Just saw this tweet from @jackbutcher, and made me wonder a lot about my #decodingcoding journey.
Am I—under the guise of following my curiosity and energy—actually just chasing new and therefore easy things to learn and do when it comes to coding? Rather than the hard but better things (like working on an actual payable project)?
It's a difficult tension to hold intellectually. On one hand, I'm concerned about sustaining my motivation for the long term. I really don't want to drop out again, only to come back to coding ground zero months later. But yet on the other hand, I do feel like I'm just playing and tinkering at the sidelines, having fun and all, but not actually making a dent on my larger ambitions of making my own SaaS product.

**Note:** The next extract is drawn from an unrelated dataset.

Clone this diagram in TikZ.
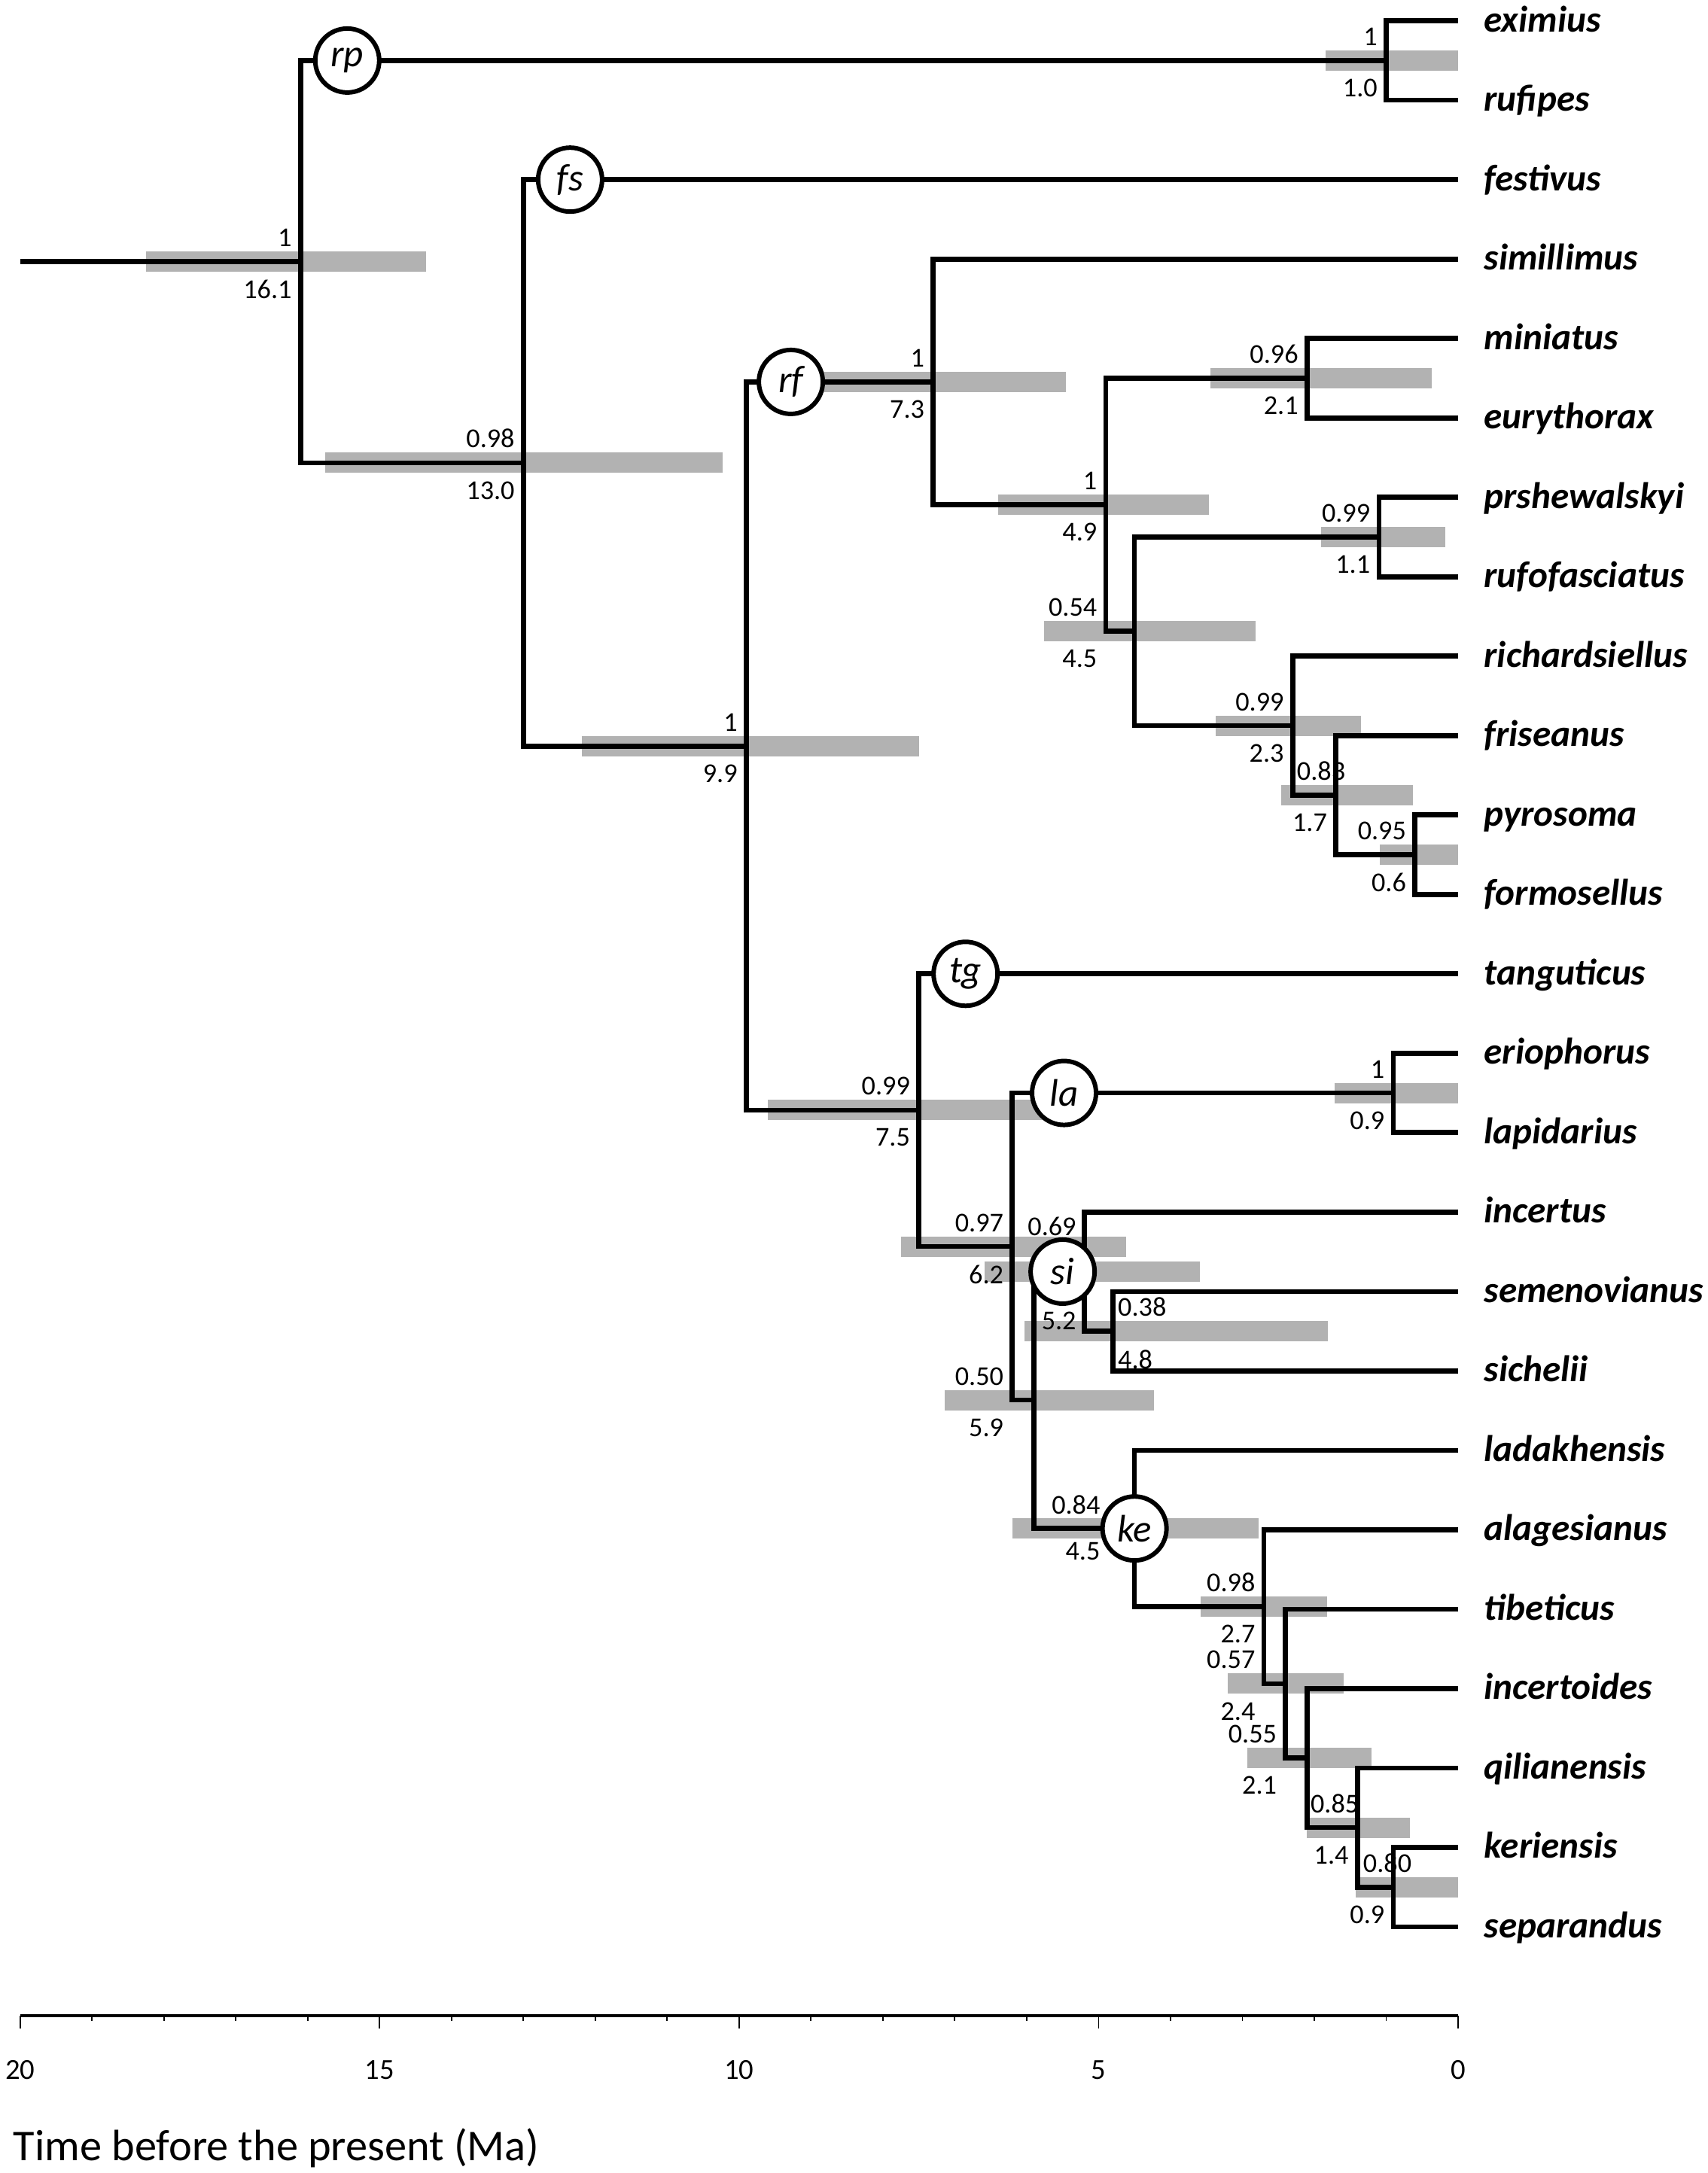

I feel that somehow maybe the resolution is somewhere in the middle between the two. I can't just hunker down to make my product without nurturing my longer term motivation, but the other extreme wouldn't help me achieve my goals either. But exactly how, that is the question.
Maybe it's also about pulse and pause, the ebb and flow of seasons and phases. It's almost three months since the start of this season of my #decodingcoding journey, and throughout most of it I had been doing the new, easy and fun stuff. Just learning the fundamentals and getting excited with new technology. But now I'm starting to feel restless. Questions about how I am progressing in my larger goals are beginning to creep in as well. So perhaps I can slowly transition into being more serious and actually coding out my SaaS app rather than continuing to browse Codepen and tinker with random repos. And then after a few months, perhaps when I run out of steam making the SaaS app, I can lay back and have a bit of random fun again.